__WORK INSTRUCTIONS__
Filter the listing and keep only the lines with the word "matplotlib".

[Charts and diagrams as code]
◇ ◇ ◇ ◇ ◇ ◇ ◇
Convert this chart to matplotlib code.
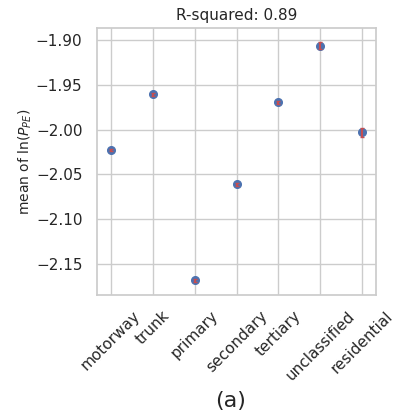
import matplotlib
matplotlib.use("Agg")
import matplotlib.pyplot as plt
import seaborn as sns

sns.set_theme(style="whitegrid")

# road classes and fitted means (with error bars)
roads = ["motorway", "trunk", "primary", "secondary", "tertiary", "unclassified", "residential"]
means = [-2.0227, -1.9608, -2.1682, -2.0612, -1.9694, -1.9064, -2.0030]
errs = [0.0015, 0.0015, 0.0015, 0.0015, 0.0015, 0.004, 0.005]
yticks = [-1.90, -1.95, -2.00, -2.05, -2.10, -2.15]

fig = plt.figure(figsize=(3.94, 4.18), dpi=100)
ax = fig.add_axes([97 / 394, 1 - 295 / 418, 279 / 394, 267 / 418])

x = list(range(len(roads)))
ax.plot(x, means, "o", color="#4c72b0", markersize=5.5, zorder=3)
ax.errorbar(x, means, yerr=errs, fmt="none", ecolor="#c44e52", elinewidth=1.5,
            capsize=1.5, zorder=4)

ax.set_xlim(-0.33, 6.33)
ax.set_ylim(-2.1846, -1.8866)
ax.set_xticks(x)
ax.set_xticklabels(roads, rotation=45, ha="center", fontsize=11)
ax.set_yticks(yticks)
ax.set_yticklabels([f"{v:.2f}".replace("-", "\u2212") for v in yticks], fontsize=11)
ax.tick_params(axis="y", length=0, pad=10.5)
ax.set_ylabel("mean of ln($P_{PE}$)", fontsize=10, labelpad=1)
ax.set_title("R-squared: 0.89", fontsize=11, pad=6)
ax.set_xlabel("(a)", fontsize=16, labelpad=6, x=0.48)
for s in ax.spines.values():
    s.set_color("#cccccc")

fig.savefig("out.png", dpi=100)
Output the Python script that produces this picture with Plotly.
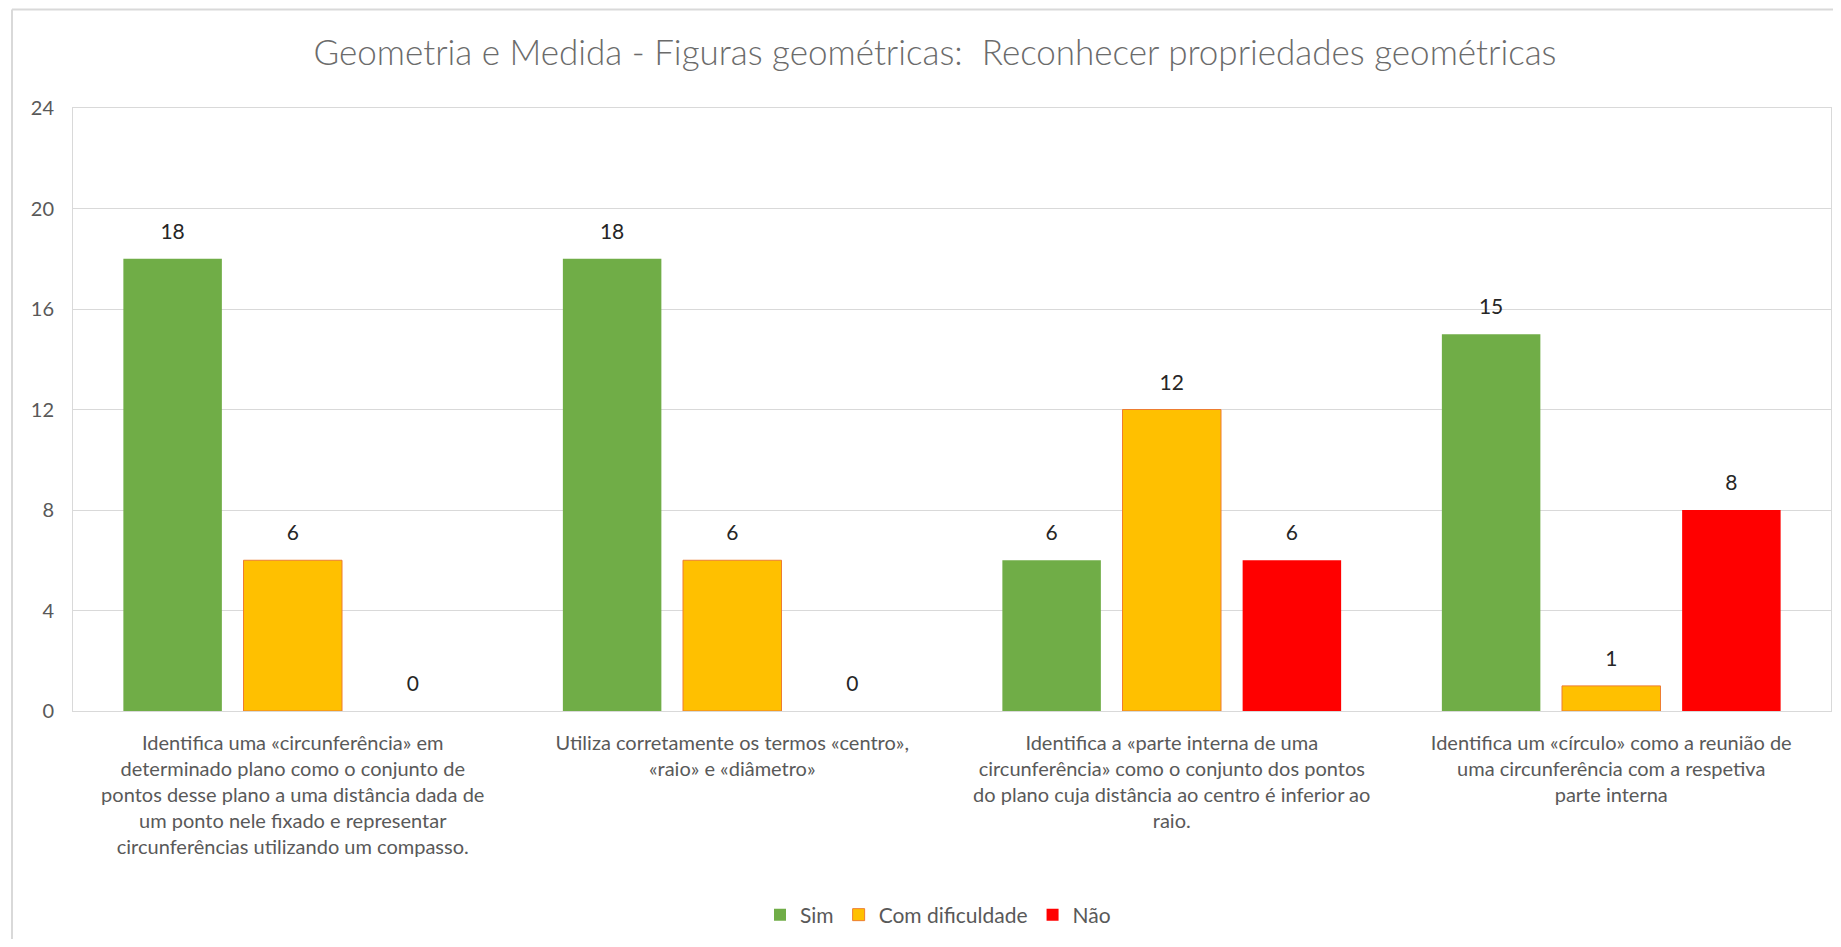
import plotly.graph_objects as go

categories = [
    "Identifica uma «circunferência» em<br>determinado plano como o conjunto de<br>pontos desse plano a uma distância dada de<br>um ponto nele fixado e representar<br>circunferências utilizando um compasso.",
    "Utiliza corretamente os termos «centro»,<br>«raio» e «diâmetro»",
    "Identifica a «parte interna de uma<br>circunferência» como o conjunto dos pontos<br>do plano cuja distância ao centro é inferior ao<br>raio.",
    "Identifica um «círculo» como a reunião de<br>uma circunferência com a respetiva<br>parte interna",
]
sim = [18, 18, 6, 15]
com_dificuldade = [6, 6, 12, 1]
nao = [0, 0, 6, 8]
y_ticks = [0, 4, 8, 12, 16, 20, 24]

# page body has an 8px margin, so the figure is laid out 8px in from the window
W, H = 1825, 931
L, R, T, B = 65, 2, 100, 228
FONT = "Lato, sans-serif"

fig = go.Figure()
series = [
    ("Sim", sim, "#70AD47", "#70AD47", 0),
    ("Com dificuldade", com_dificuldade, "#FFC000", "#ED7D31", 1),
    ("Não", nao, "#FF0000", "#FF0000", 0),
]
for i, (name, vals, fill, edge, lw) in enumerate(series):
    fig.add_trace(go.Bar(
        name=name, x=categories, y=vals, offsetgroup=str(i),
        marker=dict(color=fill, line=dict(color=edge, width=lw)),
    ))
    # data labels, lifted a bit above the bars (invisible marker sets the offset)
    fig.add_trace(go.Scatter(
        x=categories, y=vals, offsetgroup=str(i), mode="markers+text",
        text=[str(v) for v in vals], textposition="top center",
        marker=dict(size=22, opacity=0),
        textfont=dict(size=21, color="#262626", family=FONT),
        showlegend=False, hoverinfo="skip", cliponaxis=False,
    ))

pw, ph = W - L - R, H - T - B
px_ = lambda x: (x - L) / pw
py_ = lambda y: (H - B - y) / ph
# outer chart border (cropped at right/bottom)
fig.add_shape(type="line", xref="paper", yref="paper",
              x0=px_(4), x1=px_(W + 10), y0=py_(1.5), y1=py_(1.5),
              line=dict(color="#D9D9D9", width=2))
fig.add_shape(type="line", xref="paper", yref="paper",
              x0=px_(4), x1=px_(4), y0=py_(1.5), y1=py_(H + 10),
              line=dict(color="#D9D9D9", width=2))

fig.update_layout(
    width=W, height=H,
    margin=dict(l=L, r=R, t=T, b=B),
    paper_bgcolor="white", plot_bgcolor="white",
    barmode="group", bargap=0.18, bargroupgap=0.18,
    scattermode="group", scattergap=0.18,
    font=dict(family=FONT, color="#595959"),
    title=dict(text="Geometria e Medida - Figuras geométricas:  Reconhecer propriedades geométricas",
               x=px_(927), xref="paper", xanchor="center",
               y=1 - 45 / H, yanchor="middle",
               font=dict(size=35, color="#6b6b6b", family=FONT, weight=300)),
    legend=dict(orientation="h", x=px_(930), xanchor="center",
                y=py_(907), yanchor="middle", itemwidth=30,
                font=dict(size=21, color="#595959", family=FONT),
                traceorder="normal"),
)
fig.update_xaxes(showline=True, mirror=True, linecolor="#D9D9D9", linewidth=1,
                 tickfont=dict(size=20, color="#595959", family=FONT),
                 ticks="", tickangle=0, ticklabelstandoff=14)
fig.update_yaxes(range=[0, 24], tickvals=y_ticks, showgrid=True, gridcolor="#D9D9D9",
                 showline=True, mirror=True, linecolor="#D9D9D9", linewidth=1,
                 zeroline=False, ticks="", ticklabelstandoff=14,
                 tickfont=dict(size=20, color="#595959", family=FONT))

fig.write_html("out.html")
◇ ◇ ◇ ◇ ◇ ◇ ◇
__WRITTEN SOLUTION__
Convert this chart to matplotlib code.
import matplotlib
matplotlib.use("Agg")
import matplotlib.pyplot as plt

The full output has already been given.